San Diego County’s share of kids under 5 has fallen over time, and local reporting points to high housing costs and expensive child care as major drivers. When the monthly budget gets tight, families delay having kids, have fewer kids, or relocate to more affordable markets.

How does a drop in young kids affect the San Diego real estate market?

It shifts demand. Fewer young families can mean:

  • more competition for 2–3 bedroom homes from professionals and downsizers

  • longer rental tenure as households postpone buying

  • more focus on flexible floorplans (office/guest room/ADU potential) than “big family” layouts

Will home values drop in family neighborhoods if enrollment declines?

Not automatically. But school enrollment trends can influence buyer psychology and price sensitivity. Neighborhoods with stable school demand tend to hold premiums better. Areas with uncertainty can see wider spreads in comps, depending on inventory and buyer mix.

What types of homes benefit from this trend?

Homes that match today’s household needs tend to win:

  • 2–3 bedroom properties with a true office/bonus space

  • homes with ADU potential or multigenerational functionality

  • low-maintenance homes near job centers (UTC, Sorrento Mesa, Downtown)

Is this good news for San Diego rental property owners?

Often, yes. When buying gets harder, households rent longer. That can support:

  • lower turnover

  • steadier occupancy

  • strong demand for “family-functional” rentals (parking, laundry, storage, usable layouts)
    Insurance and operating costs still matter, so underwriting needs to be conservative.

How should sellers market family homes right now?

Sell monthly-payment value and flexibility:

  • call out office/bonus room function

  • highlight ADU feasibility or multigenerational layout

  • emphasize walkability to parks/schools and commute access

  • consider incentives like rate buydowns (when feasible) instead of only price cuts

What should buyers with kids focus on in San Diego today?

Start with the total monthly number, then narrow by lifestyle:

  • commute time and job stability

  • school stability and neighborhood turnover

  • whether the home can flex (office now, nursery later)

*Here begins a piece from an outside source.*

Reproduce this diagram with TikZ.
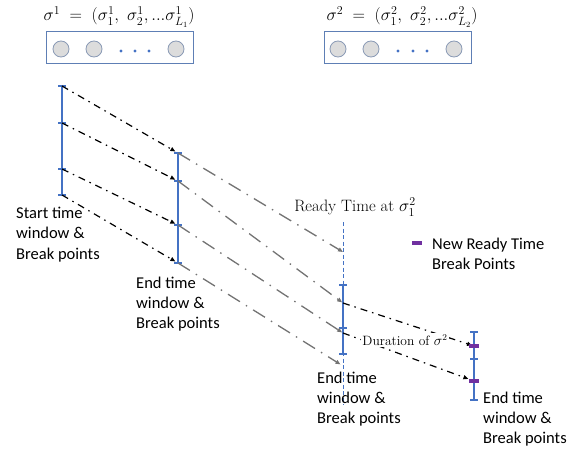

  • options to offset costs (ADU, roommate plan, multigen setup)

Where are young families moving instead of San Diego?

Many look to nearby markets where purchase prices and child care costs stretch further—often inland areas or neighboring counties—especially when remote work or hybrid schedules make relocation realistic.

What’s the biggest “hidden” factor families underestimate?

Child care + housing together. Families often budget for a mortgage payment but underestimate the combined impact of child care, commuting, and lifestyle costs. In San Diego, that gap can change the entire buying timeline.

What data should I watch to spot neighborhood shifts early?

Track:

  • school enrollment announcements and boundary changes

  • days on market and price reductions for 3–4BR homes

  • rent trends for 2–3BR units

  • permitting activity for ADUs and additions
    These indicators tend to show change before headlines do.